Entries taken from a collection
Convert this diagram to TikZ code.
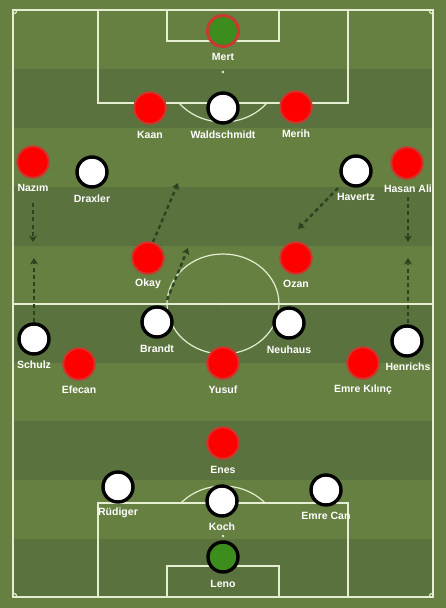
\documentclass[tikz,border=0pt]{standalone}
\usepackage{fontspec}
\setmainfont{Liberation Sans}
\usetikzlibrary{arrows.meta}
\definecolor{grassL}{HTML}{658041}
\definecolor{grassD}{HTML}{5A733E}
\definecolor{pline}{HTML}{E6EED2}
\definecolor{arr}{HTML}{2A4420}
\definecolor{redp}{HTML}{FF0000}
\definecolor{redb}{HTML}{C83A2E}
\definecolor{gk}{HTML}{3C8C1E}
\tikzset{
  fline/.style={draw=pline, line width=1.2},
  redpl/.style={circle, minimum size=31.5, inner sep=0, fill=redp, draw=redb, line width=2},
  whitepl/.style={circle, minimum size=30, inner sep=0, fill=white, draw=black, line width=3.4},
  gkred/.style={circle, minimum size=31, inner sep=0, fill=gk, draw=redb, line width=3},
  gkwhite/.style={circle, minimum size=30, inner sep=0, fill=gk, draw=black, line width=3.4},
  lbl/.style={text=white, font=\bfseries\fontsize{10.5}{12}\selectfont, inner sep=0},
  mv/.style={draw=arr, line width=2.4, dash pattern=on 4 off 3.2, -{Stealth[length=6.5,width=8,inset=2]}},
}
\begin{document}
\begin{tikzpicture}[x=1pt,y=-1pt]
\useasboundingbox (0,0) rectangle (446,608);
\fill[grassL] (0,0) rectangle (446,608);
% stripes
\foreach \y in {69,187,304,421,539}{
  \fill[grassD] (13,\y) rectangle (433,\y+58.5);
}
% field lines
\draw[fline] (13,10) rectangle (433,597);
\draw[fline] (13,304) -- (433,304);
\draw[fline] (223,304) ellipse [x radius=56, y radius=50];
\fill[pline] (223,304) circle (1.3);
% top
\draw[fline] (98,10) -- (98,103) -- (348,103) -- (348,10);
\draw[fline] (167,10) -- (167,41) -- (279,41) -- (279,10);
\fill[pline] (223,72) circle (1.3);
\begin{scope}
\clip (98,103) rectangle (348,200);
\draw[fline] (223,72) ellipse [x radius=56, y radius=50];
\end{scope}
% bottom
\draw[fline] (98,597) -- (98,503) -- (348,503) -- (348,597);
\draw[fline] (167,597) -- (167,566) -- (279,566) -- (279,597);
\fill[pline] (223,536) circle (1.3);
\begin{scope}
\clip (98,503) rectangle (348,400);
\draw[fline] (223,536) ellipse [x radius=56, y radius=50];
\end{scope}
% corners
\draw[fline] (13,14) arc[start angle=90, end angle=0, radius=4];
\draw[fline] (429,10) arc[start angle=180, end angle=90, radius=4];
\draw[fline] (13,593) arc[start angle=-90, end angle=0, radius=4];
\draw[fline] (429,597) arc[start angle=180, end angle=270, radius=4];

% players
\node[gkred] (mert) at (223,31) {};
\node[lbl] (lmert) at (223,57) {Mert};
\node[redpl] (kaan) at (150,108) {};
\node[lbl] (lkaan) at (150,135) {Kaan};
\node[whitepl] (wald) at (223,108) {};
\node[lbl] (lwald) at (223,135) {Waldschmidt};
\node[redpl] (merih) at (296,107) {};
\node[lbl] (lmerih) at (296,134) {Merih};
\node[redpl] (nazim) at (33,162) {};
\node[lbl] (lnazim) at (33,188) {Nazım};
\node[whitepl] (draxler) at (92,172) {};
\node[lbl] (ldraxler) at (92,199) {Draxler};
\node[whitepl] (havertz) at (356,171) {};
\node[lbl] (lhavertz) at (356,197) {Havertz};
\node[redpl] (hasan) at (407,163) {};
\node[lbl] (lhasan) at (408,189) {Hasan Ali};
\node[redpl] (okay) at (148,258) {};
\node[lbl] (lokay) at (148,284) {Okay};
\node[redpl] (ozan) at (296,258) {};
\node[lbl] (lozan) at (296,284) {Ozan};
\node[whitepl] (brandt) at (157,322) {};
\node[lbl] (lbrandt) at (157,349) {Brandt};
\node[whitepl] (neuhaus) at (289,323) {};
\node[lbl] (lneuhaus) at (289,350) {Neuhaus};
\node[whitepl] (schulz) at (34,339) {};
\node[lbl] (lschulz) at (34,365) {Schulz};
\node[whitepl] (henrichs) at (407,341) {};
\node[lbl] (lhenrichs) at (408,367) {Henrichs};
\node[redpl] (efecan) at (79,364) {};
\node[lbl] (lefecan) at (79,390) {Efecan};
\node[redpl] (yusuf) at (223,363) {};
\node[lbl] (lyusuf) at (223,390) {Yusuf};
\node[redpl] (emrek) at (363,363) {};
\node[lbl] (lemrek) at (363,390) {Emre Kılınç};
\node[redpl] (enes) at (223,443) {};
\node[lbl] (lenes) at (223,470) {Enes};
\node[whitepl] (rudiger) at (118,487) {};
\node[lbl] (lrudiger) at (118,513) {Rüdiger};
\node[whitepl] (koch) at (222,501) {};
\node[lbl] (lkoch) at (222,527) {Koch};
\node[whitepl] (emrec) at (326,490) {};
\node[lbl] (lemrec) at (326,516) {Emre Can};
\node[gkwhite] (leno) at (223,557) {};
\node[lbl] (lleno) at (223,584) {Leno};

% movement arrows
\coordinate (a1s) at (33,203); \coordinate (a1e) at (33,242);
\coordinate (a2s) at (34,322); \coordinate (a2e) at (34,258);
\coordinate (a3s) at (153,242); \coordinate (a3e) at (178,183);
\coordinate (a4s) at (167,300); \coordinate (a4e) at (188,248);
\coordinate (a5s) at (338,188); \coordinate (a5e) at (298,229);
\coordinate (a6s) at (408,197); \coordinate (a6e) at (408,242);
\coordinate (a7s) at (408,323); \coordinate (a7e) at (408,258);
\draw[mv] (a1s) -- (a1e);
\draw[mv] (a2s) -- (a2e);
\draw[mv] (a3s) -- (a3e);
\draw[mv] (a4s) -- (a4e);
\draw[mv] (a5s) -- (a5e);
\draw[mv] (a6s) -- (a6e);
\draw[mv] (a7s) -- (a7e);
\end{tikzpicture}
\end{document}
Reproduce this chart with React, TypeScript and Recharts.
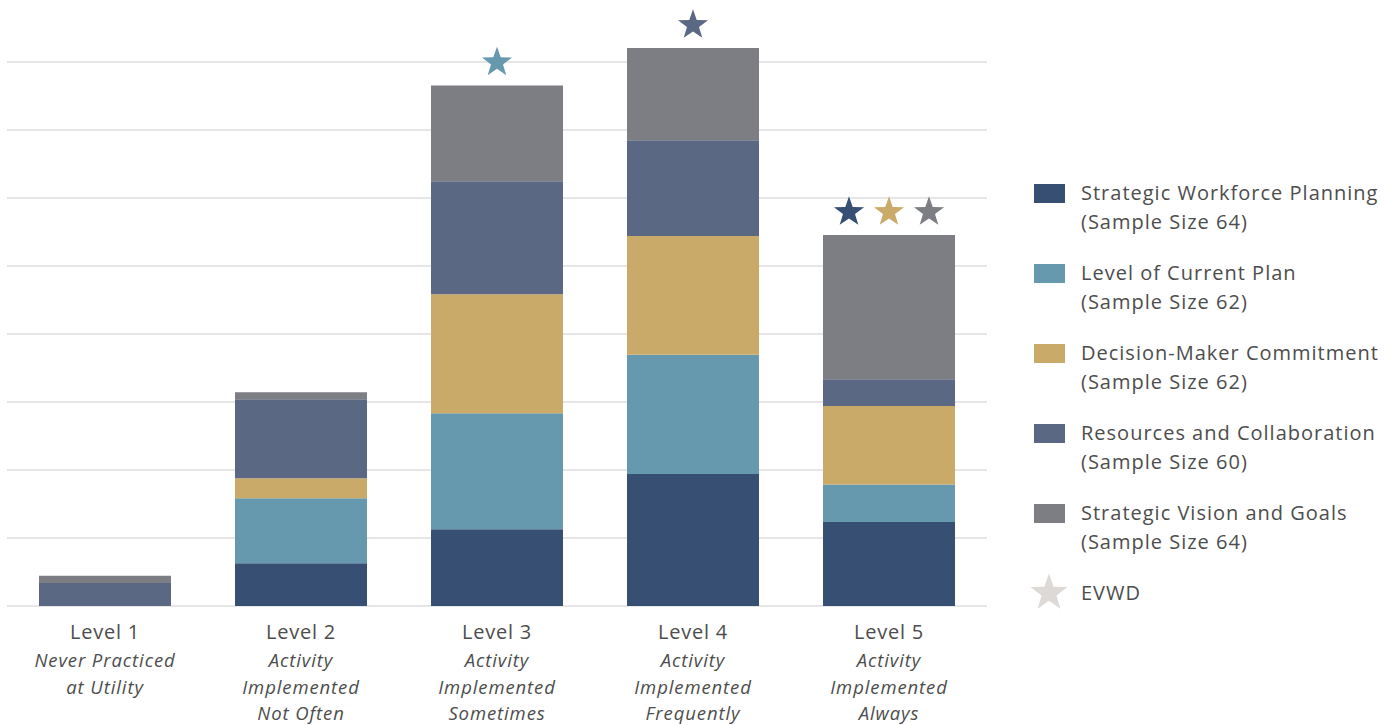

:: SHORT EXERCISE ::
Copy whichever lines in the listing above contain the word "this".

:: EXERCISE RESPONSE ::
Convert this diagram to TikZ code.
Reproduce this chart with React, TypeScript and Recharts.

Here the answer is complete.